- DATASET CONTENT:
'''

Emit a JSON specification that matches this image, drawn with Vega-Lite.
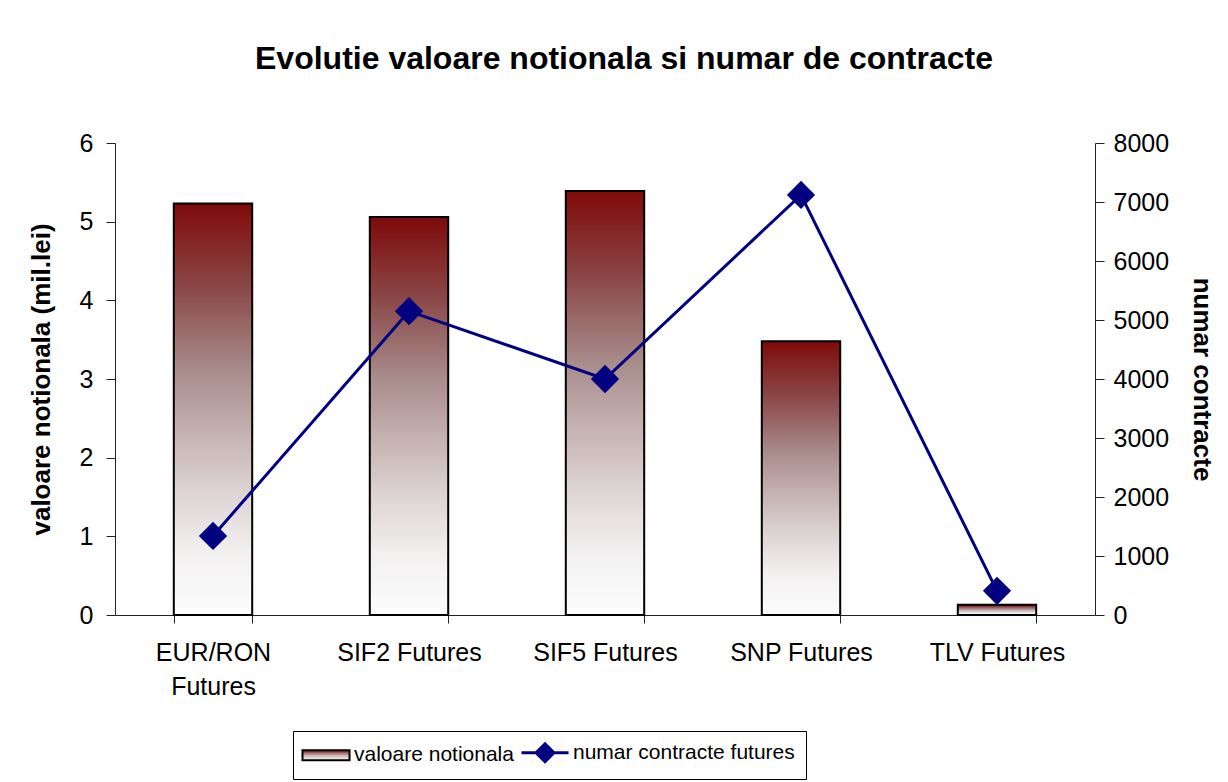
{
  "$schema": "https://vega.github.io/schema/vega-lite/v6.json",
  "width": 980,
  "height": 472,
  "autosize": {"type": "none"},
  "padding": {"left": 115, "top": 143, "right": 133, "bottom": 167},
  "background": "white",
  "title": {
    "text": "Evolutie valoare notionala si numar de contracte",
    "font": "Liberation Sans",
    "fontSize": 32,
    "fontWeight": "bold",
    "color": "black",
    "anchor": "middle",
    "frame": "group",
    "dx": 19,
    "offset": 55
  },
  "config": {
    "view": {"stroke": null},
    "font": "Liberation Sans",
    "axis": {
      "labelFont": "Liberation Sans",
      "titleFont": "Liberation Sans",
      "labelFontSize": 25,
      "titleFontSize": 26,
      "titleFontWeight": "bold",
      "labelColor": "black",
      "titleColor": "black",
      "domainColor": "#222",
      "tickColor": "#222",
      "grid": false
    }
  },
  "data": {
    "values": [
      {"cat": "EUR/RON Futures", "valoare": 5.23, "contracte": 1340},
      {"cat": "SIF2 Futures", "valoare": 5.06, "contracte": 5150},
      {"cat": "SIF5 Futures", "valoare": 5.39, "contracte": 4000},
      {"cat": "SNP Futures", "valoare": 3.48, "contracte": 7120},
      {"cat": "TLV Futures", "valoare": 0.13, "contracte": 410}
    ]
  },
  "encoding": {
    "x": {
      "field": "cat",
      "type": "nominal",
      "sort": null,
      "scale": {"paddingInner": 0.6, "paddingOuter": 0.3},
      "axis": {
        "title": null,
        "labelAngle": 0,
        "tickBand": "extent",
        "tickSize": 8,
        "labelPadding": 17,
        "labelLimit": 300,
        "labelLineHeight": 34,
        "labelBaseline": "top",
        "labelExpr": "datum.label == 'EUR/RON Futures' ? ['EUR/RON', 'Futures'] : datum.label"
      }
    }
  },
  "layer": [
    {
      "mark": {
        "type": "bar",
        "strokeWidth": 2,
        "stroke": "black",
        "fill": {
          "gradient": "linear",
          "x1": 0, "y1": 0, "x2": 0, "y2": 1,
          "stops": [
            {"offset": 0, "color": "#7f0a0a"},
            {"offset": 0.2, "color": "#8a4646"},
            {"offset": 0.4, "color": "#a88a8a"},
            {"offset": 0.55, "color": "#c4b0b0"},
            {"offset": 0.7, "color": "#ddd3d3"},
            {"offset": 0.85, "color": "#f2f0f0"},
            {"offset": 1, "color": "#fdfdfd"}
          ]
        }
      },
      "encoding": {
        "y": {
          "field": "valoare",
          "type": "quantitative",
          "scale": {"domain": [0, 6], "nice": false},
          "axis": {
            "title": "valoare notionala (mil.lei)",
            "orient": "left",
            "values": [0, 1, 2, 3, 4, 5, 6],
            "tickSize": 9,
            "labelPadding": 13,
            "titlePadding": 25
          }
        }
      }
    },
    {
      "layer": [
        {
          "mark": {"type": "line", "strokeWidth": 3},
          "encoding": {
            "stroke": {
              "datum": "numar contracte futures",
              "type": "nominal",
              "scale": {"domain": ["valoare notionala", "numar contracte futures"], "range": ["black", "#000080"]},
              "legend": {
                "title": null,
                "orient": "none",
                "legendX": 178,
                "legendY": 588,
                "direction": "horizontal",
                "strokeColor": "black",
                "padding": 11,
                "labelFont": "Liberation Sans",
                "labelFontSize": 21,
                "labelColor": "black",
                "labelLimit": 400,
                "labelOffset": 29,
                "columnPadding": 1,
                "symbolSize": 576,
                "symbolOpacity": 1,
                "symbolType": {"expr": "datum.value === 'valoare notionala' ? 'M-1,-0.42H2.92V0.42H-1Z' : 'M-1,0H0.21L0.96,-0.75L1.71,0H2.92H1.71L0.96,0.75L0.21,0Z'"},
                "symbolFillColor": {"expr": "datum.value === 'valoare notionala' ? {gradient: 'linear', x1: 0, y1: 0, x2: 0, y2: 1, stops: [{offset: 0, color: '#7f0a0a'}, {offset: 0.5, color: '#c4b0b0'}, {offset: 1, color: '#ffffff'}]} : '#000080'"},
                "symbolStrokeWidth": {"expr": "datum.value === 'valoare notionala' ? 2 : 3"}
              }
            }
          }
        },
        {
          "mark": {"type": "point", "shape": "diamond", "filled": true, "size": 800, "color": "#000080", "opacity": 1}
        }
      ],
      "encoding": {
        "y": {
          "field": "contracte",
          "type": "quantitative",
          "scale": {"domain": [0, 8000], "nice": false},
          "axis": {
            "title": "numar contracte",
            "orient": "right",
            "format": "d",
            "values": [0, 1000, 2000, 3000, 4000, 5000, 6000, 7000, 8000],
            "tickSize": 9,
            "labelPadding": 9,
            "titlePadding": 20
          }
        }
      }
    }
  ],
  "resolve": {"scale": {"y": "independent"}}
}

'''

- WRITTEN PROBLEM: Retype the whole listing, keeping every line identical and omitting all pictures.

- RESULT:
Emit a JSON specification that matches this image, drawn with Vega-Lite.
{
  "$schema": "https://vega.github.io/schema/vega-lite/v6.json",
  "width": 980,
  "height": 472,
  "autosize": {"type": "none"},
  "padding": {"left": 115, "top": 143, "right": 133, "bottom": 167},
  "background": "white",
  "title": {
    "text": "Evolutie valoare notionala si numar de contracte",
    "font": "Liberation Sans",
    "fontSize": 32,
    "fontWeight": "bold",
    "color": "black",
    "anchor": "middle",
    "frame": "group",
    "dx": 19,
    "offset": 55
  },
  "config": {
    "view": {"stroke": null},
    "font": "Liberation Sans",
    "axis": {
      "labelFont": "Liberation Sans",
      "titleFont": "Liberation Sans",
      "labelFontSize": 25,
      "titleFontSize": 26,
      "titleFontWeight": "bold",
      "labelColor": "black",
      "titleColor": "black",
      "domainColor": "#222",
      "tickColor": "#222",
      "grid": false
    }
  },
  "data": {
    "values": [
      {"cat": "EUR/RON Futures", "valoare": 5.23, "contracte": 1340},
      {"cat": "SIF2 Futures", "valoare": 5.06, "contracte": 5150},
      {"cat": "SIF5 Futures", "valoare": 5.39, "contracte": 4000},
      {"cat": "SNP Futures", "valoare": 3.48, "contracte": 7120},
      {"cat": "TLV Futures", "valoare": 0.13, "contracte": 410}
    ]
  },
  "encoding": {
    "x": {
      "field": "cat",
      "type": "nominal",
      "sort": null,
      "scale": {"paddingInner": 0.6, "paddingOuter": 0.3},
      "axis": {
        "title": null,
        "labelAngle": 0,
        "tickBand": "extent",
        "tickSize": 8,
        "labelPadding": 17,
        "labelLimit": 300,
        "labelLineHeight": 34,
        "labelBaseline": "top",
        "labelExpr": "datum.label == 'EUR/RON Futures' ? ['EUR/RON', 'Futures'] : datum.label"
      }
    }
  },
  "layer": [
    {
      "mark": {
        "type": "bar",
        "strokeWidth": 2,
        "stroke": "black",
        "fill": {
          "gradient": "linear",
          "x1": 0, "y1": 0, "x2": 0, "y2": 1,
          "stops": [
            {"offset": 0, "color": "#7f0a0a"},
            {"offset": 0.2, "color": "#8a4646"},
            {"offset": 0.4, "color": "#a88a8a"},
            {"offset": 0.55, "color": "#c4b0b0"},
            {"offset": 0.7, "color": "#ddd3d3"},
            {"offset": 0.85, "color": "#f2f0f0"},
            {"offset": 1, "color": "#fdfdfd"}
          ]
        }
      },
      "encoding": {
        "y": {
          "field": "valoare",
          "type": "quantitative",
          "scale": {"domain": [0, 6], "nice": false},
          "axis": {
            "title": "valoare notionala (mil.lei)",
            "orient": "left",
            "values": [0, 1, 2, 3, 4, 5, 6],
            "tickSize": 9,
            "labelPadding": 13,
            "titlePadding": 25
          }
        }
      }
    },
    {
      "layer": [
        {
          "mark": {"type": "line", "strokeWidth": 3},
          "encoding": {
            "stroke": {
              "datum": "numar contracte futures",
              "type": "nominal",
              "scale": {"domain": ["valoare notionala", "numar contracte futures"], "range": ["black", "#000080"]},
              "legend": {
                "title": null,
                "orient": "none",
                "legendX": 178,
                "legendY": 588,
                "direction": "horizontal",
                "strokeColor": "black",
                "padding": 11,
                "labelFont": "Liberation Sans",
                "labelFontSize": 21,
                "labelColor": "black",
                "labelLimit": 400,
                "labelOffset": 29,
                "columnPadding": 1,
                "symbolSize": 576,
                "symbolOpacity": 1,
                "symbolType": {"expr": "datum.value === 'valoare notionala' ? 'M-1,-0.42H2.92V0.42H-1Z' : 'M-1,0H0.21L0.96,-0.75L1.71,0H2.92H1.71L0.96,0.75L0.21,0Z'"},
                "symbolFillColor": {"expr": "datum.value === 'valoare notionala' ? {gradient: 'linear', x1: 0, y1: 0, x2: 0, y2: 1, stops: [{offset: 0, color: '#7f0a0a'}, {offset: 0.5, color: '#c4b0b0'}, {offset: 1, color: '#ffffff'}]} : '#000080'"},
                "symbolStrokeWidth": {"expr": "datum.value === 'valoare notionala' ? 2 : 3"}
              }
            }
          }
        },
        {
          "mark": {"type": "point", "shape": "diamond", "filled": true, "size": 800, "color": "#000080", "opacity": 1}
        }
      ],
      "encoding": {
        "y": {
          "field": "contracte",
          "type": "quantitative",
          "scale": {"domain": [0, 8000], "nice": false},
          "axis": {
            "title": "numar contracte",
            "orient": "right",
            "format": "d",
            "values": [0, 1000, 2000, 3000, 4000, 5000, 6000, 7000, 8000],
            "tickSize": 9,
            "labelPadding": 9,
            "titlePadding": 20
          }
        }
      }
    }
  ],
  "resolve": {"scale": {"y": "independent"}}
}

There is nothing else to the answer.